__Exercise__: Copy nothing but the text: reproduce each line of the listing exactly and leave the pictures out.

>> begin Recorded information

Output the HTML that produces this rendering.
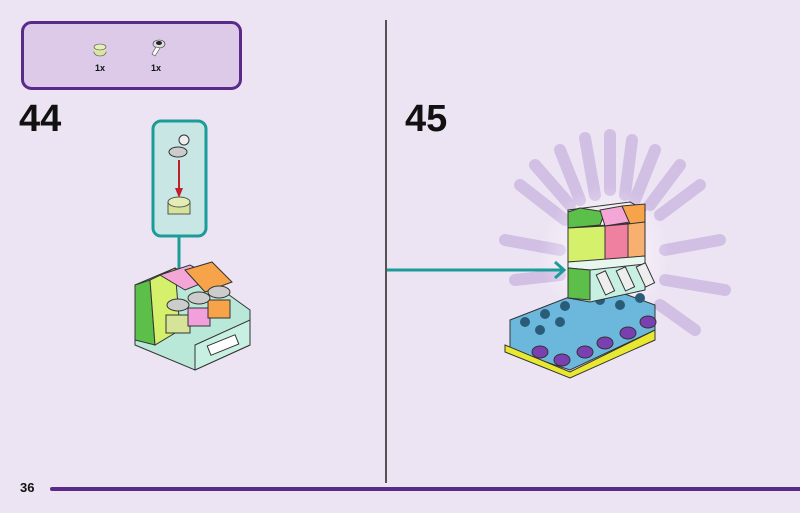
<!DOCTYPE html><html><head><style>
body{margin:0;width:800px;height:513px;background:#ede4f3;overflow:hidden;font-family:"Liberation Sans",sans-serif;position:relative}
.t{position:absolute;font-weight:bold;color:#111}
</style></head><body>
<svg width="800" height="513" style="position:absolute;left:0;top:0">
<defs><radialGradient id="g"><stop offset="0" stop-color="#fff" stop-opacity=".9"/><stop offset="1" stop-color="#fff" stop-opacity="0"/></radialGradient></defs>
<rect x="22.5" y="22.5" width="218" height="66" rx="9" fill="#dccae8" stroke="#5a2a8a" stroke-width="3"/>
<ellipse cx="100" cy="52" rx="6" ry="4" fill="#d8e6a0" stroke="#444" stroke-width=".6"/>
<rect x="94" y="47" width="12" height="5" fill="#d8e6a0"/><ellipse cx="100" cy="47" rx="6" ry="3" fill="#e6efb8" stroke="#444" stroke-width=".6"/>
<ellipse cx="159" cy="44" rx="6" ry="4" fill="#ddd" stroke="#333" stroke-width=".6"/><ellipse cx="159" cy="43" rx="3" ry="2" fill="#222"/>
<path d="M156 47 L152 54 L155 56 L160 48Z" fill="#fff" stroke="#444" stroke-width=".6"/>
<line x1="386" y1="20" x2="386" y2="483" stroke="#222" stroke-width="1.5"/>
<line x1="52" y1="489" x2="800" y2="489" stroke="#5a2a8a" stroke-width="4" stroke-linecap="round"/>
<rect x="153" y="121" width="53" height="115" rx="8" fill="#c8e6e4" stroke="#1c9c98" stroke-width="3"/>
<line x1="179" y1="236" x2="179" y2="292" stroke="#1c9c98" stroke-width="3"/>
<path d="M171 284 L179 293 L187 284" fill="none" stroke="#1c9c98" stroke-width="3"/>
<ellipse cx="178" cy="152" rx="9" ry="5" fill="#ccc" stroke="#333"/><circle cx="184" cy="140" r="5" fill="#eee" stroke="#333"/>
<line x1="179" y1="160" x2="179" y2="190" stroke="#c0202a" stroke-width="2"/><path d="M175 188 L179 198 L183 188Z" fill="#c0202a"/>
<rect x="168" y="202" width="22" height="12" fill="#d6e49a" stroke="#555"/><ellipse cx="179" cy="202" rx="11" ry="5" fill="#e4eeb4" stroke="#555"/>
<path d="M135 285 L175 268 L225 292 L250 310 L250 345 L195 370 L135 345Z" fill="#b9e8d8" stroke="#333"/>
<path d="M135 285 L150 280 L155 345 L135 340Z" fill="#5cbf4a" stroke="#333"/>
<path d="M150 280 L175 268 L180 330 L155 345Z" fill="#d5f06a" stroke="#333"/>
<path d="M160 275 L190 265 L215 278 L185 290Z" fill="#f4a6d6" stroke="#333"/>
<path d="M185 270 L212 262 L232 282 L205 292Z" fill="#f7a34a" stroke="#333"/>
<path d="M195 345 L250 320 L250 345 L195 370Z" fill="#c8f0e2" stroke="#333"/>
<rect x="208" y="340" width="30" height="10" fill="#fff" stroke="#333" transform="rotate(-22 223 345)"/>
<g stroke="#333"><rect x="166" y="315" width="24" height="18" fill="#d6e49a"/><rect x="188" y="308" width="22" height="18" fill="#f2a0dc"/><rect x="208" y="300" width="22" height="18" fill="#f7a34a"/>
<ellipse cx="178" cy="305" rx="11" ry="6" fill="#ccc"/><ellipse cx="199" cy="298" rx="11" ry="6" fill="#ccc"/><ellipse cx="219" cy="292" rx="11" ry="6" fill="#ccc"/></g>
<g stroke="#d2bfe4" stroke-width="12" stroke-linecap="round">
<line x1="610" y1="135" x2="610" y2="190"/><line x1="655" y1="150" x2="635" y2="200"/><line x1="700" y1="185" x2="660" y2="215"/><line x1="720" y1="240" x2="665" y2="250"/><line x1="725" y1="290" x2="665" y2="280"/><line x1="695" y1="330" x2="660" y2="305"/><line x1="560" y1="150" x2="580" y2="200"/><line x1="520" y1="185" x2="565" y2="220"/><line x1="505" y1="240" x2="560" y2="250"/><line x1="632" y1="140" x2="625" y2="195"/><line x1="585" y1="138" x2="595" y2="195"/><line x1="680" y1="165" x2="650" y2="205"/><line x1="535" y1="165" x2="570" y2="205"/><line x1="515" y1="280" x2="560" y2="275"/>
</g>
<ellipse cx="605" cy="255" rx="65" ry="70" fill="url(#g)"/>
<line x1="387" y1="270" x2="563" y2="270" stroke="#1c9c98" stroke-width="3"/>
<path d="M555 262 L564 270 L555 278" fill="none" stroke="#1c9c98" stroke-width="3"/>
<path d="M510 320 L600 285 L655 305 L655 330 L570 370 L510 350Z" fill="#6cb8dc" stroke="#333"/>
<path d="M505 345 L570 372 L655 330 L655 340 L570 378 L505 352Z" fill="#e8e830" stroke="#333"/>
<g fill="#7a3fb0" stroke="#333"><ellipse cx="540" cy="352" rx="8" ry="6"/><ellipse cx="562" cy="360" rx="8" ry="6"/><ellipse cx="585" cy="352" rx="8" ry="6"/><ellipse cx="605" cy="343" rx="8" ry="6"/><ellipse cx="628" cy="333" rx="8" ry="6"/><ellipse cx="648" cy="322" rx="8" ry="6"/></g>
<g fill="#2a5c7a"><circle cx="525" cy="322" r="5"/><circle cx="545" cy="314" r="5"/><circle cx="565" cy="306" r="5"/><circle cx="540" cy="330" r="5"/><circle cx="560" cy="322" r="5"/><circle cx="600" cy="300" r="5"/><circle cx="620" cy="305" r="5"/><circle cx="640" cy="298" r="5"/></g>
<path d="M568 228 L645 222 L645 290 L590 302 L568 298Z" fill="#c8f0e2" stroke="#333"/>
<path d="M568 210 L630 202 L645 210 L600 218 L568 215Z" fill="#eee" stroke="#333"/>
<path d="M568 212 L580 208 L605 212 L600 225 L568 228Z" fill="#5cbf4a" stroke="#333"/>
<path d="M600 210 L622 206 L630 222 L605 226Z" fill="#f4a6d6" stroke="#333"/>
<path d="M622 206 L645 204 L645 222 L630 224Z" fill="#f7a34a" stroke="#333"/>
<path d="M568 228 L605 226 L605 260 L568 262Z" fill="#d5f06a" stroke="#333"/>
<path d="M605 226 L628 224 L628 258 L605 260Z" fill="#f080a0" stroke="#333"/>
<path d="M628 224 L645 222 L645 256 L628 258Z" fill="#f7b070" stroke="#333"/>
<path d="M568 262 L645 256 L645 264 L590 270 L568 268Z" fill="#e8f6f0" stroke="#333"/>
<path d="M568 268 L590 270 L590 300 L568 298Z" fill="#5cbf4a" stroke="#333"/>
<g fill="#eee" stroke="#333"><rect x="600" y="272" width="10" height="22" transform="rotate(-25 605 282)"/><rect x="620" y="268" width="10" height="22" transform="rotate(-25 625 278)"/><rect x="640" y="264" width="10" height="22" transform="rotate(-25 645 274)"/></g>
</svg>
<div class="t" style="left:95px;top:63px;font-size:9px">1x</div>
<div class="t" style="left:151px;top:63px;font-size:9px">1x</div>
<div class="t" style="left:19px;top:98px;font-size:38px">44</div>
<div class="t" style="left:405px;top:98px;font-size:38px">45</div>
<div class="t" style="left:20px;top:480px;font-size:13px">36</div>
</body></html>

>> end Recorded information

__Output of the task__:
Output the HTML that produces this rendering.
<!DOCTYPE html><html><head><style>
body{margin:0;width:800px;height:513px;background:#ede4f3;overflow:hidden;font-family:"Liberation Sans",sans-serif;position:relative}
.t{position:absolute;font-weight:bold;color:#111}
</style></head><body>
<svg width="800" height="513" style="position:absolute;left:0;top:0">
<defs><radialGradient id="g"><stop offset="0" stop-color="#fff" stop-opacity=".9"/><stop offset="1" stop-color="#fff" stop-opacity="0"/></radialGradient></defs>
<rect x="22.5" y="22.5" width="218" height="66" rx="9" fill="#dccae8" stroke="#5a2a8a" stroke-width="3"/>
<ellipse cx="100" cy="52" rx="6" ry="4" fill="#d8e6a0" stroke="#444" stroke-width=".6"/>
<rect x="94" y="47" width="12" height="5" fill="#d8e6a0"/><ellipse cx="100" cy="47" rx="6" ry="3" fill="#e6efb8" stroke="#444" stroke-width=".6"/>
<ellipse cx="159" cy="44" rx="6" ry="4" fill="#ddd" stroke="#333" stroke-width=".6"/><ellipse cx="159" cy="43" rx="3" ry="2" fill="#222"/>
<path d="M156 47 L152 54 L155 56 L160 48Z" fill="#fff" stroke="#444" stroke-width=".6"/>
<line x1="386" y1="20" x2="386" y2="483" stroke="#222" stroke-width="1.5"/>
<line x1="52" y1="489" x2="800" y2="489" stroke="#5a2a8a" stroke-width="4" stroke-linecap="round"/>
<rect x="153" y="121" width="53" height="115" rx="8" fill="#c8e6e4" stroke="#1c9c98" stroke-width="3"/>
<line x1="179" y1="236" x2="179" y2="292" stroke="#1c9c98" stroke-width="3"/>
<path d="M171 284 L179 293 L187 284" fill="none" stroke="#1c9c98" stroke-width="3"/>
<ellipse cx="178" cy="152" rx="9" ry="5" fill="#ccc" stroke="#333"/><circle cx="184" cy="140" r="5" fill="#eee" stroke="#333"/>
<line x1="179" y1="160" x2="179" y2="190" stroke="#c0202a" stroke-width="2"/><path d="M175 188 L179 198 L183 188Z" fill="#c0202a"/>
<rect x="168" y="202" width="22" height="12" fill="#d6e49a" stroke="#555"/><ellipse cx="179" cy="202" rx="11" ry="5" fill="#e4eeb4" stroke="#555"/>
<path d="M135 285 L175 268 L225 292 L250 310 L250 345 L195 370 L135 345Z" fill="#b9e8d8" stroke="#333"/>
<path d="M135 285 L150 280 L155 345 L135 340Z" fill="#5cbf4a" stroke="#333"/>
<path d="M150 280 L175 268 L180 330 L155 345Z" fill="#d5f06a" stroke="#333"/>
<path d="M160 275 L190 265 L215 278 L185 290Z" fill="#f4a6d6" stroke="#333"/>
<path d="M185 270 L212 262 L232 282 L205 292Z" fill="#f7a34a" stroke="#333"/>
<path d="M195 345 L250 320 L250 345 L195 370Z" fill="#c8f0e2" stroke="#333"/>
<rect x="208" y="340" width="30" height="10" fill="#fff" stroke="#333" transform="rotate(-22 223 345)"/>
<g stroke="#333"><rect x="166" y="315" width="24" height="18" fill="#d6e49a"/><rect x="188" y="308" width="22" height="18" fill="#f2a0dc"/><rect x="208" y="300" width="22" height="18" fill="#f7a34a"/>
<ellipse cx="178" cy="305" rx="11" ry="6" fill="#ccc"/><ellipse cx="199" cy="298" rx="11" ry="6" fill="#ccc"/><ellipse cx="219" cy="292" rx="11" ry="6" fill="#ccc"/></g>
<g stroke="#d2bfe4" stroke-width="12" stroke-linecap="round">
<line x1="610" y1="135" x2="610" y2="190"/><line x1="655" y1="150" x2="635" y2="200"/><line x1="700" y1="185" x2="660" y2="215"/><line x1="720" y1="240" x2="665" y2="250"/><line x1="725" y1="290" x2="665" y2="280"/><line x1="695" y1="330" x2="660" y2="305"/><line x1="560" y1="150" x2="580" y2="200"/><line x1="520" y1="185" x2="565" y2="220"/><line x1="505" y1="240" x2="560" y2="250"/><line x1="632" y1="140" x2="625" y2="195"/><line x1="585" y1="138" x2="595" y2="195"/><line x1="680" y1="165" x2="650" y2="205"/><line x1="535" y1="165" x2="570" y2="205"/><line x1="515" y1="280" x2="560" y2="275"/>
</g>
<ellipse cx="605" cy="255" rx="65" ry="70" fill="url(#g)"/>
<line x1="387" y1="270" x2="563" y2="270" stroke="#1c9c98" stroke-width="3"/>
<path d="M555 262 L564 270 L555 278" fill="none" stroke="#1c9c98" stroke-width="3"/>
<path d="M510 320 L600 285 L655 305 L655 330 L570 370 L510 350Z" fill="#6cb8dc" stroke="#333"/>
<path d="M505 345 L570 372 L655 330 L655 340 L570 378 L505 352Z" fill="#e8e830" stroke="#333"/>
<g fill="#7a3fb0" stroke="#333"><ellipse cx="540" cy="352" rx="8" ry="6"/><ellipse cx="562" cy="360" rx="8" ry="6"/><ellipse cx="585" cy="352" rx="8" ry="6"/><ellipse cx="605" cy="343" rx="8" ry="6"/><ellipse cx="628" cy="333" rx="8" ry="6"/><ellipse cx="648" cy="322" rx="8" ry="6"/></g>
<g fill="#2a5c7a"><circle cx="525" cy="322" r="5"/><circle cx="545" cy="314" r="5"/><circle cx="565" cy="306" r="5"/><circle cx="540" cy="330" r="5"/><circle cx="560" cy="322" r="5"/><circle cx="600" cy="300" r="5"/><circle cx="620" cy="305" r="5"/><circle cx="640" cy="298" r="5"/></g>
<path d="M568 228 L645 222 L645 290 L590 302 L568 298Z" fill="#c8f0e2" stroke="#333"/>
<path d="M568 210 L630 202 L645 210 L600 218 L568 215Z" fill="#eee" stroke="#333"/>
<path d="M568 212 L580 208 L605 212 L600 225 L568 228Z" fill="#5cbf4a" stroke="#333"/>
<path d="M600 210 L622 206 L630 222 L605 226Z" fill="#f4a6d6" stroke="#333"/>
<path d="M622 206 L645 204 L645 222 L630 224Z" fill="#f7a34a" stroke="#333"/>
<path d="M568 228 L605 226 L605 260 L568 262Z" fill="#d5f06a" stroke="#333"/>
<path d="M605 226 L628 224 L628 258 L605 260Z" fill="#f080a0" stroke="#333"/>
<path d="M628 224 L645 222 L645 256 L628 258Z" fill="#f7b070" stroke="#333"/>
<path d="M568 262 L645 256 L645 264 L590 270 L568 268Z" fill="#e8f6f0" stroke="#333"/>
<path d="M568 268 L590 270 L590 300 L568 298Z" fill="#5cbf4a" stroke="#333"/>
<g fill="#eee" stroke="#333"><rect x="600" y="272" width="10" height="22" transform="rotate(-25 605 282)"/><rect x="620" y="268" width="10" height="22" transform="rotate(-25 625 278)"/><rect x="640" y="264" width="10" height="22" transform="rotate(-25 645 274)"/></g>
</svg>
<div class="t" style="left:95px;top:63px;font-size:9px">1x</div>
<div class="t" style="left:151px;top:63px;font-size:9px">1x</div>
<div class="t" style="left:19px;top:98px;font-size:38px">44</div>
<div class="t" style="left:405px;top:98px;font-size:38px">45</div>
<div class="t" style="left:20px;top:480px;font-size:13px">36</div>
</body></html>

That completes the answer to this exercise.